The intention of this research was to gather information from experts involved in analysing and making real investment decisions.

3.3 Research design

This section explains how semi-structured interviews were used to collect information. Data were accumulated from four VCs in total. Each interview took between 30 and 45 minutes to complete.

The investors began by defining their investment process from when they first identify a start-up, receive investment presentation deck (Pitch Deck) or receive a warm recommendation about a particular start-up, to when they negotiate the shareholder agreement with the venture team and sign it.

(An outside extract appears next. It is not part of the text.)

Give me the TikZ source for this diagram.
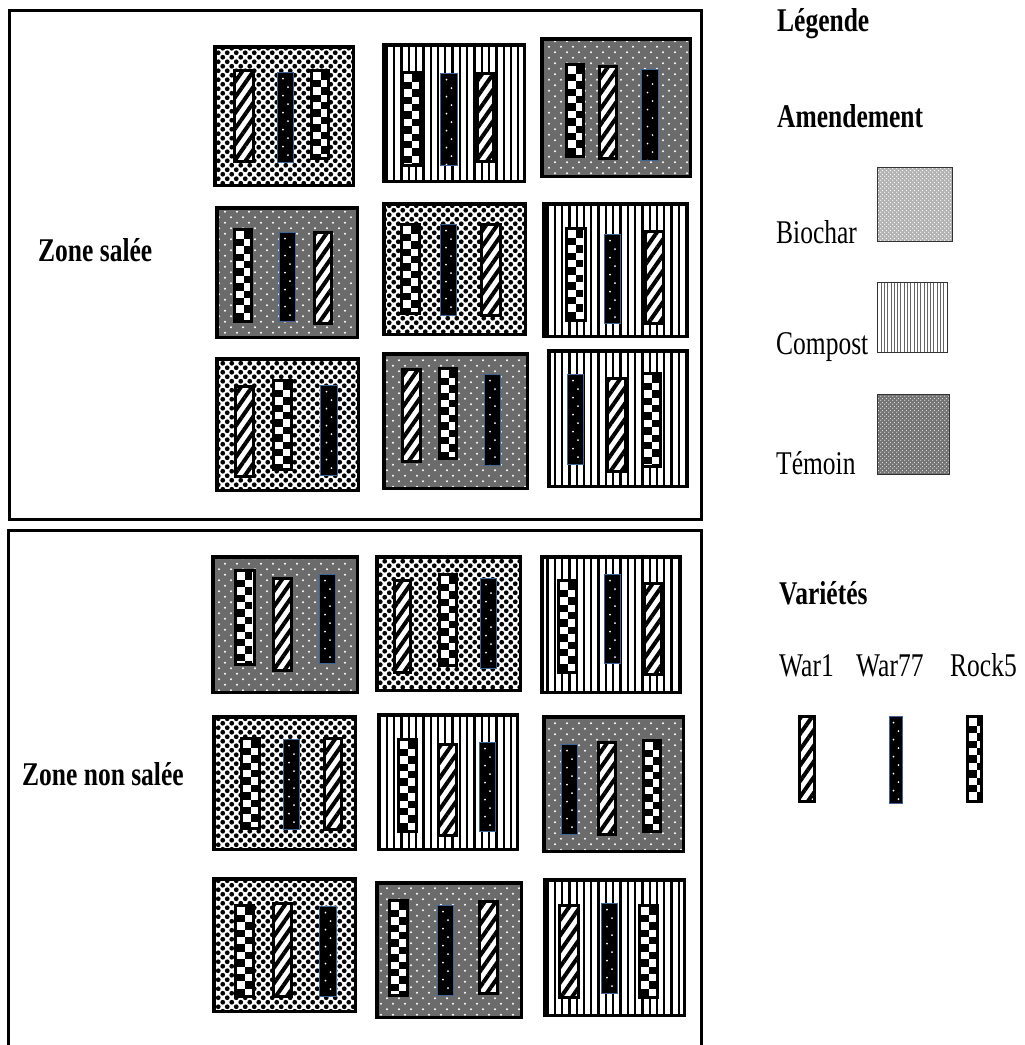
\documentclass[tikz,border=0pt]{standalone}
\usepackage{fontspec}
\setmainfont{Liberation Serif}
\usetikzlibrary{patterns,patterns.meta}
\definecolor{wblue}{RGB}{60,100,150}
\pgfdeclarepatternformonly{biodots}{\pgfqpoint{-1pt}{-1pt}}{\pgfqpoint{10pt}{10pt}}{\pgfqpoint{9pt}{9pt}}{%
 \pgfpathcircle{\pgfqpoint{2.25pt}{2.25pt}}{2.4pt}%
 \pgfpathcircle{\pgfqpoint{6.75pt}{6.75pt}}{2.4pt}%
 \pgfusepath{fill}}
\pgfdeclarepatternformonly{temdots}{\pgfqpoint{-1pt}{-1pt}}{\pgfqpoint{13pt}{12pt}}{\pgfqpoint{12pt}{11pt}}{%
 \pgfpathcircle{\pgfqpoint{3pt}{2.75pt}}{1.1pt}%
 \pgfpathcircle{\pgfqpoint{9pt}{8.25pt}}{1.1pt}%
 \pgfusepath{fill}}
\pgfdeclarepatternformonly{finedots}{\pgfqpoint{0pt}{0pt}}{\pgfqpoint{4pt}{4pt}}{\pgfqpoint{4pt}{4pt}}{%
 \pgfpathcircle{\pgfqpoint{1pt}{1pt}}{0.8pt}%
 \pgfpathcircle{\pgfqpoint{3pt}{3pt}}{0.8pt}%
 \pgfusepath{fill}}
\tikzset{
 plotframe/.style={line width=3.5pt, draw=black},
 biochar/.style={plotframe, preaction={fill=white}, pattern=biodots, pattern color=black},
 compost/.style={plotframe, preaction={fill=white}, pattern={Lines[angle=90,distance=7.3pt,line width=2.3pt]}, pattern color=black},
 temoin/.style={plotframe, preaction={fill=black!58}, pattern=temdots, pattern color=white},
 war1/.style={line width=3.6pt, draw=black, preaction={fill=white}, pattern={Lines[angle=55,distance=9pt,line width=4pt]}, pattern color=black},
 war77/.style={line width=1.6pt, draw=wblue, fill=black, path picture={
   \foreach \k in {0,...,11}{
     \pgfmathsetmacro\dx{ifthenelse(mod(\k,2)==0,-2.5,2.5)}
     \fill[white] ([xshift=\dx pt, yshift={-6pt-\k*8.5pt}]path picture bounding box.north) circle[radius=0.9pt];
   }}},
 rock5/.style={line width=3.6pt, draw=black, fill=white, path picture={
   \foreach \i in {0,...,14}{\foreach \j in {0,1}{
     \ifodd\numexpr\i+\j\relax
       \fill[black] ([xshift={1.8pt+\j*7.4pt},yshift={-1.8pt-\i*7.4pt}]path picture bounding box.north west) rectangle ++(7.4pt,-7.4pt);
     \fi}}}},
 zone/.style={line width=3.5pt, draw=black},
 lab/.style={anchor=base west, inner sep=0pt, font=\fontsize{25.5}{30}\selectfont},
 blab/.style={lab, font=\fontsize{25.5}{30}\selectfont\bfseries},
 legbox/.style={line width=1.3pt, draw=black!80},
}
\newcommand\plotbox[5]{\path[#1] ([xshift=1.75pt,yshift=-1.75pt]#2,#3) rectangle ([xshift=-1.75pt,yshift=1.75pt]#4,#5);}
\newcommand\stripbox[5]{\path[#1] ([xshift=1.6pt,yshift=-1.6pt]#2,#3) rectangle ([xshift=-1.6pt,yshift=1.6pt]#4,#5);}
\newcommand\tall[1]{\scalebox{1}[1.3]{#1}}
\begin{document}
\begin{tikzpicture}[x=1pt,y=-1pt]
\useasboundingbox (0,0) rectangle (1025,1045);
\clip (0,0) rectangle (1025,1045);
% zones
\draw[zone] (9.5,10.5) rectangle (701.5,519.5);
\draw[zone] (8.5,530.5) rectangle (701.5,1060);
\node[blab] (zs) at (38,261) {\tall{Zone salée}};
\node[blab] (zns) at (22,785) {\tall{Zone non salée}};
% ---- top zone
\plotbox{biochar}{213}{45}{355}{187}
\stripbox{war1}{233}{69}{255}{163}
\stripbox{war77}{276}{71}{295}{164}
\stripbox{rock5}{310}{69}{330}{160}
\plotbox{compost}{382}{43}{526}{183}
\stripbox{rock5}{401}{71}{422}{167}
\stripbox{war77}{439}{72}{459}{167}
\stripbox{war1}{476}{72}{495}{163}
\plotbox{temoin}{540}{37}{692}{178}
\stripbox{rock5}{565}{63}{585}{158}
\stripbox{war1}{598}{65}{618}{160}
\stripbox{war77}{640}{68}{660}{162}
\plotbox{temoin}{215}{206}{359}{339}
\stripbox{rock5}{233}{228}{253}{323}
\stripbox{war77}{278}{231}{297}{323}
\stripbox{war1}{313}{231}{333}{325}
\plotbox{biochar}{382}{202}{527}{336}
\stripbox{rock5}{400}{223}{421}{315}
\stripbox{war77}{439}{223}{458}{317}
\stripbox{war1}{480}{223}{502}{317}
\plotbox{compost}{542}{202}{689}{338}
\stripbox{rock5}{565}{227}{587}{322}
\stripbox{war77}{603}{233}{622}{325}
\stripbox{war1}{644}{230}{665}{325}
\plotbox{biochar}{215}{357}{360}{492}
\stripbox{war1}{234}{385}{255}{478}
\stripbox{rock5}{272}{379}{293}{471}
\stripbox{war77}{319}{384}{339}{477}
\plotbox{temoin}{382}{352}{529}{490}
\stripbox{war1}{401}{368}{422}{463}
\stripbox{rock5}{438}{367}{458}{460}
\stripbox{war77}{483}{373}{502}{467}
\plotbox{compost}{547}{349}{689}{488}
\stripbox{war77}{566}{373}{585}{466}
\stripbox{war1}{606}{377}{627}{473}
\stripbox{rock5}{641}{372}{662}{468}
% ---- bottom zone
\plotbox{temoin}{211}{555}{359}{694}
\stripbox{rock5}{234}{569}{256}{666}
\stripbox{war1}{272}{577}{293}{672}
\stripbox{war77}{318}{573}{337}{665}
\plotbox{biochar}{375}{555}{522}{692}
\stripbox{war1}{393}{579}{412}{674}
\stripbox{rock5}{438}{573}{458}{667}
\stripbox{war77}{479}{577}{498}{670}
\plotbox{compost}{540}{555}{682}{694}
\stripbox{rock5}{557}{579}{578}{674}
\stripbox{war77}{603}{573}{622}{665}
\stripbox{war1}{643}{582}{663}{676}
\plotbox{biochar}{212}{715}{357}{851}
\stripbox{rock5}{240}{737}{261}{830}
\stripbox{war77}{282}{738}{301}{831}
\stripbox{war1}{323}{737}{343}{831}
\plotbox{compost}{377}{713}{519}{851}
\stripbox{rock5}{397}{738}{418}{833}
\stripbox{war1}{437}{743}{458}{837}
\stripbox{war77}{478}{741}{497}{833}
\plotbox{temoin}{542}{715}{685}{853}
\stripbox{war77}{560}{743}{579}{836}
\stripbox{war1}{597}{741}{617}{836}
\stripbox{rock5}{642}{739}{662}{833}
\plotbox{biochar}{212}{877}{357}{1013}
\stripbox{rock5}{234}{904}{255}{998}
\stripbox{war1}{272}{902}{293}{998}
\stripbox{war77}{318}{905}{338}{998}
\plotbox{temoin}{375}{881}{523}{1019}
\stripbox{rock5}{388}{899}{409}{997}
\stripbox{war77}{436}{904}{455}{997}
\stripbox{war1}{478}{900}{499}{995}
\plotbox{compost}{543}{878}{686}{1017}
\stripbox{war1}{558}{904}{580}{999}
\stripbox{war77}{600}{902}{619}{995}
\stripbox{rock5}{638}{904}{659}{999}
% ---- legend
\node[blab] (leg) at (777,31) {\tall{Légende}};
\node[blab] (amd) at (777,127) {\tall{Amendement}};
\node[lab] (tb) at (776,243) {\tall{Biochar}};
\node[lab] (tc) at (776,354) {\tall{Compost}};
\node[lab] (tt) at (776,474) {\tall{Témoin}};
\path[legbox, preaction={fill=black!30}, pattern=finedots, pattern color=white] (877.5,167.5) rectangle (952.5,241.5);
\path[legbox, preaction={fill=white}, pattern={Lines[angle=90,distance=3.3pt,line width=1pt]}, pattern color=black!60] (877.5,282.5) rectangle (947.5,352.5);
\path[legbox, preaction={fill=black!55}, pattern=finedots, pattern color=white!85!black] (877.5,394.5) rectangle (949.5,474.5);
\node[blab] (var) at (779,604) {\tall{Variétés}};
\node[lab] (v1) at (779,676) {\tall{War1}};
\node[lab] (v2) at (856,676) {\tall{War77}};
\node[lab] (v3) at (950,676) {\tall{Rock5}};
\stripbox{war1}{798}{715}{816}{803}
\stripbox{war77}{888}{715}{904}{805}
\stripbox{rock5}{966}{715}{983}{803}
\end{tikzpicture}
\end{document}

Next, the investors were requested to analyse a list of pre-investment criteria that they use to evaluate start-ups in their early phases of growth. After their criteria were defined, the investors were shown a table that identifies 58 decision making criteria (derived from the literature). All of the criteria were classified into seven groups: 1. Quality of the Entrepreneur/Management team; 2. VC portfolio fit; 3. Market size and growth; 4. Competition and barriers to entry; 5. Financial market and exit conditions; 6. Product and/or technology and 7. Business strategy/model; All VCs were asked to discuss and score the seven groups in order of significance to their overall decision making, with "7" representing the most significant category and "1", representing the least essential.

Finally, the VCs were asked to discuss the differences of pre-investment screening and due diligence process for blockchain start-ups in comparison to traditional start-ups.